What constitutes a prohibited transaction in a Gold IRA:
- Self-dealing: Using IRA-owned metals for personal benefit before taking a proper distribution. This includes taking physical possession of metals outside of a qualifying distribution, using metals as collateral for a personal loan, or selling metals from the IRA to yourself.
- Transactions with disqualified persons: Buying or selling assets between the IRA and you personally, your spouse, your lineal descendants or ancestors, or fiduciaries of the account. If your Gold IRA purchases metals from a company you own or control, that's a prohibited transaction.
- Home storage (as described above): The self-custody arrangement where the IRA owner also controls the storage.
- Purchasing non-qualifying metals: Treated as a deemed distribution of the purchase price.
The consequence: Complete account disqualification. The IRS treats the entire IRA as distributed on January 1 of the year the prohibited transaction occurred. Every dollar in the account becomes ordinary taxable income for that year. If you're under 59½, the 10% early withdrawal penalty applies to the entire balance. On a $200,000 account in a 22% tax bracket, that's $44,000 in income taxes plus $20,000 in penalties — $64,000 in total consequences for a single compliance error.
Rule 9: Required Minimum Distributions — Planning for RMDs in a Gold IRA
While RMDs aren't exclusively a rollover rule, they intersect with rollover planning in important ways and carry their own significant penalties.
Traditional Gold IRAs are subject to RMDs beginning at age 73 under the SECURE 2.0 Act (with the age scheduled to increase to 75 in 2033 for those born after 1959). Roth Gold IRAs are not subject to RMDs during the original owner's lifetime.
The penalty for missing an RMD: Under SECURE 2.0, the penalty for failing to take a Required Minimum Distribution is 25% of the amount that should have been distributed. If corrected through the IRS's Self-Correction Program within two years, the penalty drops to 10%. The missed RMD itself must still be taken — you owe both the penalty and the income tax on the distribution when corrected.
The unique challenge of RMDs with physical metals: Your RMD amount is calculated based on your account's December 31 prior-year value divided by a life expectancy factor from IRS tables. With physical metals, satisfying the RMD requires either selling enough metal to generate the required cash, or taking an in-kind distribution of physical metals with a fair market value equal to the required amount.
The in-kind distribution creates an interesting planning challenge: if your RMD is $15,000 but your coins are worth $2,200 each, you may need to distribute 7 coins ($15,400) and pay tax on the full $15,400 even though you only needed $15,000. Many investors with Gold IRAs maintain some liquid assets in other accounts specifically to fund RMDs without having to liquidate or distribute metals.

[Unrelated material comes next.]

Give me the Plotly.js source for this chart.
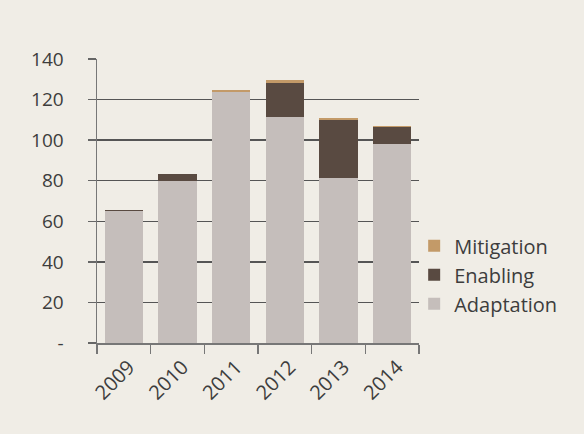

The Penalty Summary: What Each Violation Actually Costs
Here is a consolidated reference for the penalties associated with each major violation:
| Violation | Penalty |
|---|---|
| Missing 60-day indirect rollover deadline | Full amount treated as ordinary income + 10% penalty if under 59½ |
| Second indirect rollover within 12 months | Same as above — treated as distribution |
| Excess contribution to IRA | 6% excise tax per year until corrected |
| Rolling over RMD amount | Excess contribution: 6% per year on RMD amount until withdrawn |
| Prohibited transaction (any) | Entire IRA disqualified; full balance treated as distributed in year of violation |
| Home storage of IRA metals | Same as prohibited transaction — full balance becomes taxable |
| Non-qualifying metals in IRA | Deemed distribution of purchase price; income tax + 10% penalty if under 59½ |
| Missing RMD (not taking required amount) | 25% of undistributed amount (10% if corrected within 2 years) |
| Excess contribution not corrected by filing deadline | 6% per year for each year excess remains |
The Rollover Rules Checklist: What to Confirm Before You Fund
After 15 years in this space, here is the pre-funding checklist I'd apply to any Gold IRA rollover:
Before initiating:
- Confirm whether your source account is subject to RMDs. If yes, calculate and take the current year's RMD before transferring any funds.
- Confirm your source account type is eligible for rollover (most are, with the exceptions noted above).
- Verify you haven't executed an indirect IRA-to-IRA rollover in the past 12 months if you're planning to use indirect rollover mechanics.
When initiating:
- Use a direct rollover or trustee-to-trustee transfer. Explicitly use the words "direct rollover" in any communication with your plan administrator.
- Verify the check or wire is payable to your new custodian — not to you personally.
After funds arrive:
- Confirm with your custodian that funds were received and credited correctly.
- Before purchasing metals, verify that all products you're considering are IRS-eligible (request written confirmation from your dealer).
- Confirm your metals will be stored at an IRS-approved depository with a formal custodian relationship — not held at the dealer's facility or anywhere you have personal access.
Ongoing compliance:
- Track all IRA contributions across accounts to avoid exceeding the annual limit.
- If you're at or approaching age 73, have a specific RMD plan that accounts for your metals holdings.
- Review any transactions involving your Gold IRA against the prohibited transaction rules annually.
The Bottom Line on Gold IRA Rollover Rules
The IRA to gold IRA rollover rules governing this process are not bureaucratic nuisances — they are the framework that protects the tax-advantaged status of your account. Every penalty in this article is avoidable with proper planning and execution.
The three decisions that eliminate the vast majority of rollover penalty risk are: always use a direct rollover, never attempt home storage, and purchase only IRS-eligible metals. These three rules eliminate exposure to the most severe consequences — prohibited transaction disqualification and missed 60-day deadlines — which together account for the most financially devastating outcomes investors experience in this space.
The remaining rules — contribution limits, RMD handling, ineligible distribution types — require ongoing attention but are straightforward to manage with basic awareness. A qualified CPA familiar with self-directed IRAs is genuinely useful here; this is one area where the $200 to $400 for a consultation pays for itself many times over.